**Task brief**
In the listing below, count each line containing "seaborn" and answer with the count only.

::: Data block :::

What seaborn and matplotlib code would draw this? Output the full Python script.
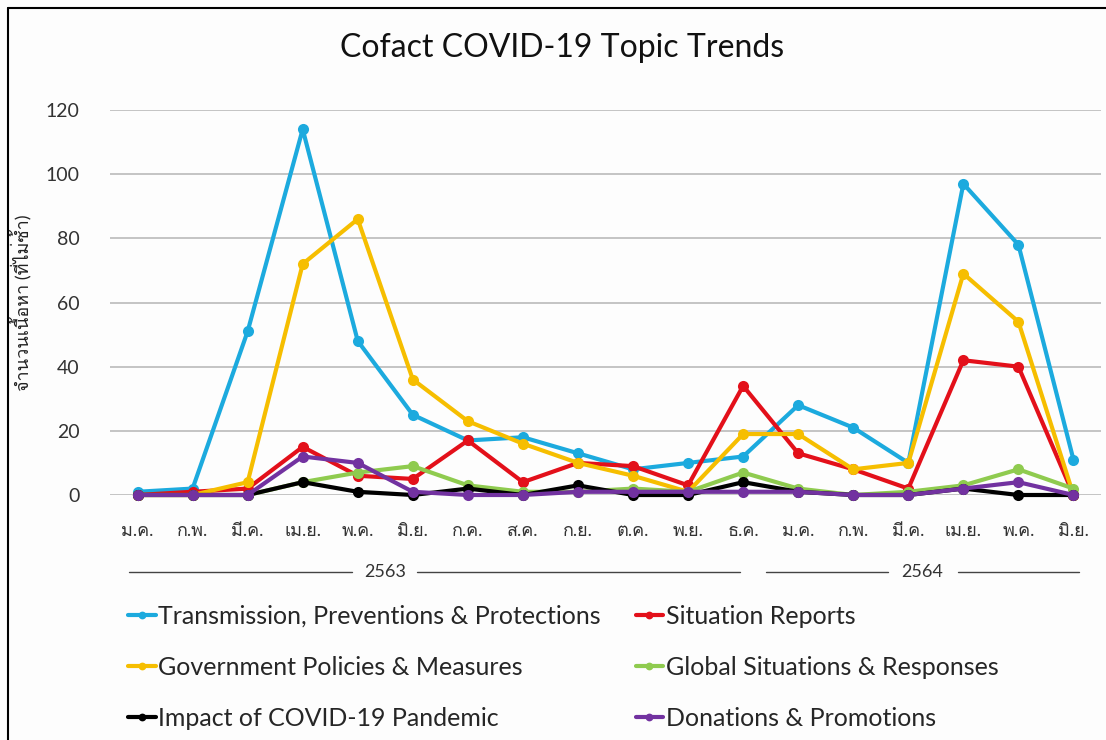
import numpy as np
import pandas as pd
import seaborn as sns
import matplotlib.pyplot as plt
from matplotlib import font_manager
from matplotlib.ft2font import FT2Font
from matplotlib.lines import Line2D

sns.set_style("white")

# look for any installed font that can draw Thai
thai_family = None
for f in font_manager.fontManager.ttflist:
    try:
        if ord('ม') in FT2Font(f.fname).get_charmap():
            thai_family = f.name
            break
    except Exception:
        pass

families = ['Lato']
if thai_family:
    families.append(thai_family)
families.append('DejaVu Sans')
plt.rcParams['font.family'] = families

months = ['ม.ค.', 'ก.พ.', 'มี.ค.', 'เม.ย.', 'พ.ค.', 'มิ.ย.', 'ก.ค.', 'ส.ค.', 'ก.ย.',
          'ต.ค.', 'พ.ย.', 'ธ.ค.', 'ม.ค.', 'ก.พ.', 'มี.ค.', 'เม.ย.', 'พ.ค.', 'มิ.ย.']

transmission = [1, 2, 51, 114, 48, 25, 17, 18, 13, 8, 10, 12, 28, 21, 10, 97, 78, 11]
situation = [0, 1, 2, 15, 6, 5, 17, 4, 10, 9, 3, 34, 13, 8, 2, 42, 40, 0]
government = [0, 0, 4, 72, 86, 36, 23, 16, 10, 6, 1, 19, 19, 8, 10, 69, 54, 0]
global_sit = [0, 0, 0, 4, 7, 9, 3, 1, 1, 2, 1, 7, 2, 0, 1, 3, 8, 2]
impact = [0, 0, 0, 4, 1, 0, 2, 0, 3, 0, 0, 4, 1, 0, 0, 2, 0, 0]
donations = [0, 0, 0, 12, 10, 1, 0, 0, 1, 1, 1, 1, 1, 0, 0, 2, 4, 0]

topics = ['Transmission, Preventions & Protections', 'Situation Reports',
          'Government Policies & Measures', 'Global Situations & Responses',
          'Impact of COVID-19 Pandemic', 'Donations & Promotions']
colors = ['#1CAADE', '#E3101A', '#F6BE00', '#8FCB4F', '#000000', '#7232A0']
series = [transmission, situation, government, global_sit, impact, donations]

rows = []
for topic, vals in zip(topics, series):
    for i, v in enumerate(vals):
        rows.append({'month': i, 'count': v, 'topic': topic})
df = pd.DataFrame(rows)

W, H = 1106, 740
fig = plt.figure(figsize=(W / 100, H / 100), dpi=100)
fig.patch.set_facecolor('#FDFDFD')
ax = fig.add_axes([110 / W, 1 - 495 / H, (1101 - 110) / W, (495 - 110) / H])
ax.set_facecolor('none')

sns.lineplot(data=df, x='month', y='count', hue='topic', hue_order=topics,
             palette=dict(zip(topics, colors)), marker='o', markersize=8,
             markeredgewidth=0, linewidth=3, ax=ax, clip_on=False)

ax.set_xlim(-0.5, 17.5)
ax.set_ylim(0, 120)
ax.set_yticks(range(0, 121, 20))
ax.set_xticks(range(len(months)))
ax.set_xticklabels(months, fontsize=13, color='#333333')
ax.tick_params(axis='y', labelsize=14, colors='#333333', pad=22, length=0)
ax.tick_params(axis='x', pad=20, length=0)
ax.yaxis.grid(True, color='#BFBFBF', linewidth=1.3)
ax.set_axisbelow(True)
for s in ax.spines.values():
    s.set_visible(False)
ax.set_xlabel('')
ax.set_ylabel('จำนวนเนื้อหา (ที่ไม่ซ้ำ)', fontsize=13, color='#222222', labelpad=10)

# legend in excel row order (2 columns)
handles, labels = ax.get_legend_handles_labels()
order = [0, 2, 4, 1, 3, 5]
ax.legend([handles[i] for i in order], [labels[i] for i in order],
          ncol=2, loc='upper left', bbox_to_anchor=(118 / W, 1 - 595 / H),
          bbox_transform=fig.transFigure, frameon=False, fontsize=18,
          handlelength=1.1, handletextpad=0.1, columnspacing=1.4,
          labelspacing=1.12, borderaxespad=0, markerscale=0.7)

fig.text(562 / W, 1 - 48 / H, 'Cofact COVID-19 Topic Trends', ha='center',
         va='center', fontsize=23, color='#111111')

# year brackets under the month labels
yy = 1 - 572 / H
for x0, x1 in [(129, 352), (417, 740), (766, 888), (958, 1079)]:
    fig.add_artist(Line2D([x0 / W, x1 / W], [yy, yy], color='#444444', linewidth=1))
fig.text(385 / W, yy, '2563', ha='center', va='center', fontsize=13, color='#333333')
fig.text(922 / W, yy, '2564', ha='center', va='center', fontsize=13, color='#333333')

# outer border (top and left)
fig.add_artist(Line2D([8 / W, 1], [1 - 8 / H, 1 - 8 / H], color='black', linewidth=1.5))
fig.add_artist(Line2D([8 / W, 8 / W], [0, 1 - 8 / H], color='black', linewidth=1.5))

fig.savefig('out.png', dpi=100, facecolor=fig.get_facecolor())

:::

**Completed task**
2